Kematian Ibu Tien Soeharto menjadi pukulan tersendiri bagi Presiden Soeharto. Isu lengser keprabon kembali digaungkan. Dan sepertinya, Presiden Soeharto risih dengan gencarnya isu yang dihembuskan oleh lawan-lawan politiknya. Publik mengetahui bahwa Jend. LB. Moerdani dan kawan-kawan sudah lama berseberangan dengan Presiden Soeharto. Sehingga tidak diragukan lagi bahwa isu lengser itu dilempar oleh kubu LB Moerdani.
Sikap risih Presiden Soeharto itu ditunjukkan melalui arahannya di setiap forum. Beliau mengatakan agar masyarakat tetap tenang. Beliau menegaskan tidak akan membawa jabatan sampai mati. Untuk menegaskan komitmennya itu, Presiden Soeharto selalu mengulang narasi tentang perjalanan hidup manusia.
Presiden Soeharto berbeda dengan Presiden Soekarno di dalam menyikapi tekanan. Jika kita perhatikan tayangan video tahun 1965-1966, terlihat di situ bagaimana Presiden Soekarno memperlihatkan kegusarannya terhadap kritik dan hujatan yang dilempar mahasiswa kepadanya.

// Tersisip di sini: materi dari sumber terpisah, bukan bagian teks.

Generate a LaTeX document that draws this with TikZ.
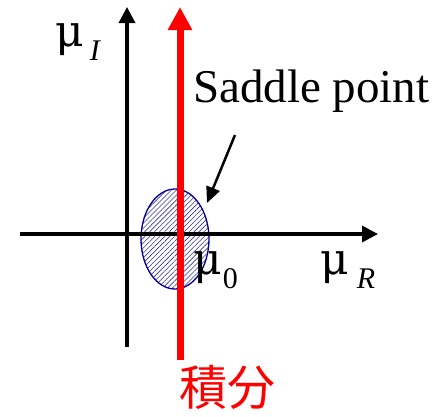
\documentclass[tikz,border=0pt]{standalone}
\usepackage{fontspec}
\setmainfont{Liberation Serif}
\newfontfamily\jpfont{Noto Sans CJK JP}
\newfontfamily\greekfont{DejaVu Serif}
\usetikzlibrary{arrows.meta,patterns.meta,shapes.geometric}
\newcommand{\mulabel}[2]{{\greekfont μ}\hspace{#2}\raisebox{-14pt}{\fontsize{30}{30}\selectfont #1}}
\begin{document}
\begin{tikzpicture}[x=1pt,y=-1pt]
    \useasboundingbox (0,0) rectangle (440,416);

    % Saddle point region
    \node[ellipse, draw=blue!60!black, line width=1.3pt, minimum width=68pt, minimum height=100pt,
          pattern={Lines[angle=45,distance=3.5pt,line width=0.6pt]}, pattern color=blue!55!black!80] (sp) at (175,239) {};

    % Axes
    \coordinate (xl) at (20,234);
    \coordinate (xr) at (378,234);
    \coordinate (yb) at (127,347);
    \coordinate (yt) at (127,7);
    \draw[line width=3.5pt, -{Triangle[length=16pt,width=16pt]}] (xl) -- (xr);
    \draw[line width=3.5pt, -{Triangle[length=16pt,width=16pt]}] (yb) -- (yt);

    % Integration path
    \coordinate (pb) at (180,360);
    \coordinate (pt) at (180,7);
    \draw[red, line width=7pt, -{Triangle[length=23pt,width=23pt]}] (pb) -- (pt);

    % Labels
    \node[anchor=base west, inner sep=0, font=\fontsize{44}{44}\selectfont] (muI) at (55,46) {\mulabel{\textit{I}}{6pt}};
    \node[anchor=base west, inner sep=0, font=\fontsize{44}{44}\selectfont] (mu0) at (193,274) {\mulabel{0}{1pt}};
    \node[anchor=base west, inner sep=0, font=\fontsize{44}{44}\selectfont] (muR) at (320,274) {\mulabel{\textit{R}}{8pt}};
    \node[anchor=base west, inner sep=0, font=\fontsize{47}{47}\selectfont] (saddle) at (193,102) {Saddle point};
    \node[anchor=north west, inner sep=0, red, font=\jpfont\fontsize{48}{48}\selectfont] (int) at (179,365) {積分};

    % Pointer to the saddle point
    \coordinate (tail) at (235,135);
    \coordinate (tip) at (207,203);
    \draw[line width=2.5pt, -{Triangle[length=16pt,width=14pt]}] (tail) -- (tip);
\end{tikzpicture}
\end{document}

Presiden Soekarno selalu membangun pledoi dengan retorika heroik atas sikap politiknya terhadap peristiwa Gestok (Gerakan Satu Oktober) dan tingginya inflasi yang berdampak pada resesi ekonomi. Tak jarang, Presiden Soekarno juga menunjuk langsung siapa pendukungnya dan siapa penentangnya yang dianggap sebagai antek-antek nekolim. Soekarno yang berlatar belakang sipil, menggunakan gaya militer ketika menghadapi tekanan.
Ini berbanding terbalik dengan Presiden Soeharto. Walaupun berpangkat jenderal bintang lima, Presiden Soeharto justru menghadapi tekanan itu dengan menggunakan gaya raja jawa. Bisa dikatakan bahwa Presiden Soeharto adalah tipikal politisi ulung yang sulit dibaca arah manuvernya. Di tengah tekanan agar tidak lagi mencalonkan diri pada tahun1997, Presiden Soeharto malah mengajak masyarakat untuk bersiap menghadapi era persaingan global pada tahun 2020. Menurut Soeharto, persoalan ekonomi bangsa ke depan lebih penting daripada mempersoalkan kepemimpinan nasional yang sudah berlangsung 32 tahun. Presiden Soeharto bahkan melempar pertanyaan apa benar jika dia tidak lagi memimpin Indonesia akan lebih baik.